“The best minds of my generation are thinking about how to make people click ads. That sucks”, says Jeff Hammerbacher, the researcher who laid the foundation for facebook’s precision advertising model. A similar sentiment is found in the 2001 artwork “Designers, stay away from corporations that want you to lie for them”, by British designer Jonathan Barnbrook and one of the signators of the First Things First Manifesto 2000 - a call for designers’ problem-solving skills to be put to worthwhile use.
It’s easy to take Hammerbacher and Barnbrook’s statements and start an argument for the need for good in design and the evils of consumerism. However, the comments and the manifesto itself are not the result of some kind of moral decay creeping into the design profession but of a disproportionate distribution of creative power.
Instead of taking side in the value/value-free design argument from a moral perspective, we can look at it from an economic one. At all times, no matter what we do, we work with limited resources. Be it money, time, inspiration or brain-power, we simply can’t invest them in everything. Our individual choices will distribute these resources in a way that will cause only certain products, campaigns, companies and ideas to grow and produce a certain kind of value.
There is nothing wrong with selling dog biscuits or designer clothes. It’s not that big corporations with tempting advertising budgets are evil, they are simply not as important, and the value they create is not as needed. In the context of the “unprecedented environmental, social and cultural crises that demand our attention”, their products and services can't be a priority. And our creative resources should be allocated accordingly.

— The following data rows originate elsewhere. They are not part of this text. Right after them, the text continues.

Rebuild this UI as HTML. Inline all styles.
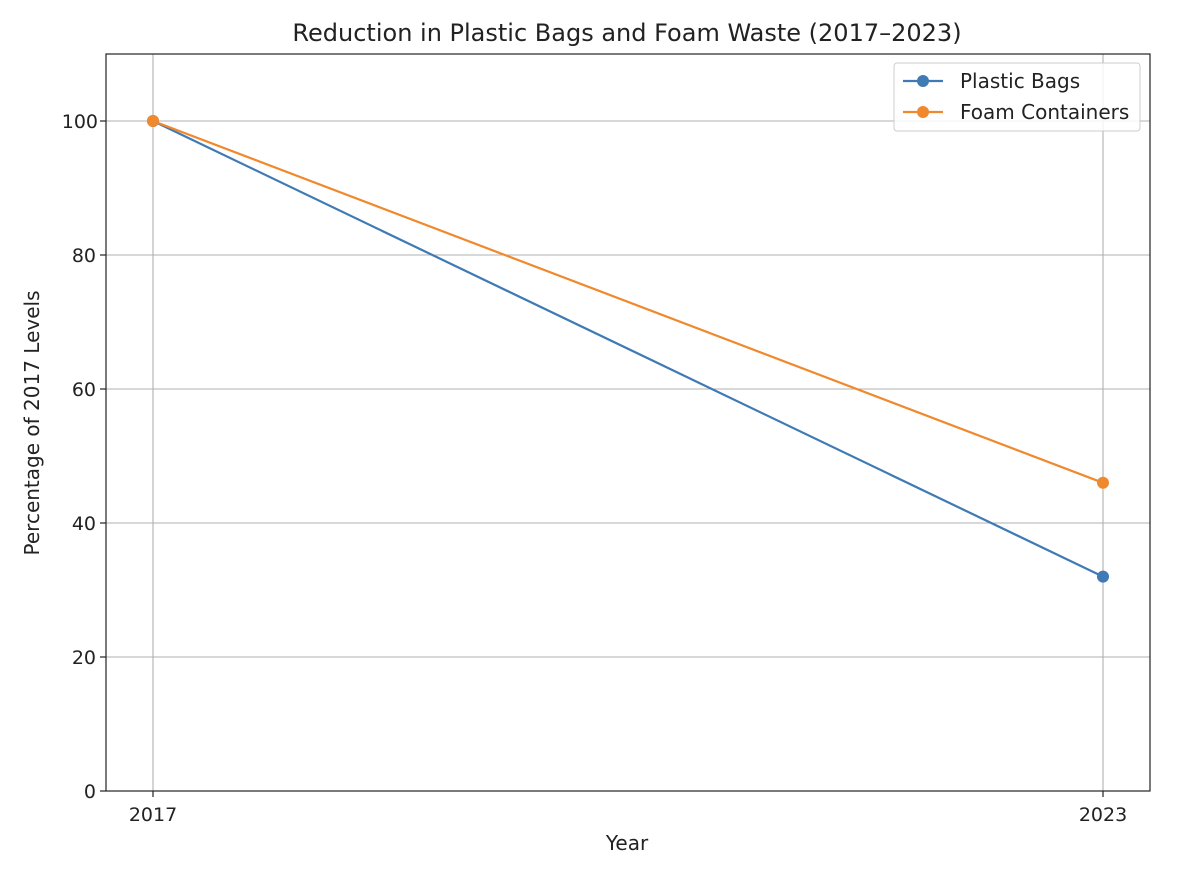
<!DOCTYPE html>
<html><head><meta charset="utf-8"><style>
html,body{margin:0;padding:0;background:#fff;}
svg{display:block;font-family:"DejaVu Sans","Liberation Sans",sans-serif;}
</style></head><body>
<svg width="1178" height="880" viewBox="0 0 1178 880" xmlns="http://www.w3.org/2000/svg">
<rect width="1178" height="880" fill="#fff"/>
<text x="627" y="41" font-size="24" text-anchor="middle" fill="#222">Reduction in Plastic Bags and Foam Waste (2017–2023)</text>
<g stroke="#b0b0b0" stroke-width="1.1">
<line x1="106" x2="1150" y1="657" y2="657"/>
<line x1="106" x2="1150" y1="523" y2="523"/>
<line x1="106" x2="1150" y1="389" y2="389"/>
<line x1="106" x2="1150" y1="255" y2="255"/>
<line x1="106" x2="1150" y1="121" y2="121"/>
<line x1="153" x2="153" y1="54" y2="791"/>
<line x1="1103" x2="1103" y1="54" y2="791"/>
</g>
<rect x="106" y="54" width="1044" height="737" fill="none" stroke="#222" stroke-width="1.2"/>
<g stroke="#222" stroke-width="1.2">
<line x1="100" x2="106" y1="791" y2="791"/><line x1="100" x2="106" y1="657" y2="657"/>
<line x1="100" x2="106" y1="523" y2="523"/><line x1="100" x2="106" y1="389" y2="389"/>
<line x1="100" x2="106" y1="255" y2="255"/><line x1="100" x2="106" y1="121" y2="121"/>
<line x1="153" x2="153" y1="791" y2="797"/><line x1="1103" x2="1103" y1="791" y2="797"/>
</g>
<g font-size="19" fill="#222" text-anchor="end">
<text x="96" y="798">0</text><text x="96" y="664">20</text><text x="96" y="530">40</text>
<text x="96" y="396">60</text><text x="96" y="262">80</text><text x="98" y="128">100</text>
</g>
<g font-size="19" fill="#222" text-anchor="middle">
<text x="153" y="821">2017</text><text x="1103" y="821">2023</text>
</g>
<text x="627" y="850" font-size="20" fill="#222" text-anchor="middle">Year</text>
<text transform="translate(39,423) rotate(-90)" font-size="20" fill="#222" text-anchor="middle">Percentage of 2017 Levels</text>
<line x1="153" y1="121" x2="1103" y2="576.6" stroke="#3f7ab5" stroke-width="2.2"/>
<line x1="153" y1="121" x2="1103" y2="482.8" stroke="#f0892e" stroke-width="2.2"/>
<circle cx="153" cy="121" r="6" fill="#3f7ab5"/>
<circle cx="1103" cy="576.6" r="6" fill="#3f7ab5"/>
<circle cx="153" cy="121" r="6" fill="#f0892e"/>
<circle cx="1103" cy="482.8" r="6" fill="#f0892e"/>
<rect x="894" y="63" width="246" height="68" rx="3" fill="#fff" fill-opacity="0.85" stroke="#ccc"/>
<line x1="903" x2="943" y1="81" y2="81" stroke="#3f7ab5" stroke-width="2.2"/>
<circle cx="923" cy="81" r="6" fill="#3f7ab5"/>
<line x1="903" x2="943" y1="112" y2="112" stroke="#f0892e" stroke-width="2.2"/>
<circle cx="923" cy="112" r="6" fill="#f0892e"/>
<text x="960" y="88" font-size="20" fill="#222">Plastic Bags</text>
<text x="960" y="119" font-size="20" fill="#222">Foam Containers</text>
</svg>
</body></html>
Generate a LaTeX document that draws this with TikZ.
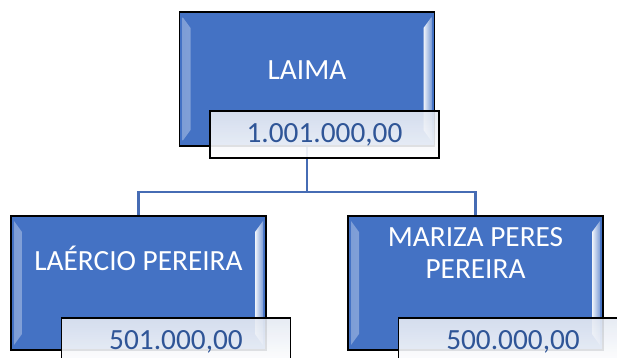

Design students should not only be taught how to perfect their “problem-solving skills” but also how and why to invest them in the highest value added projects. This added value may appear in the form of stronger communities, cleaner environment, life-changing technologies, healthier lifestyles, better education, a sense of purpose, and personal satisfaction. It is very important for designers to learn to take it into account when deciding where to allocate their personal creative capital. Because it is a limited resource.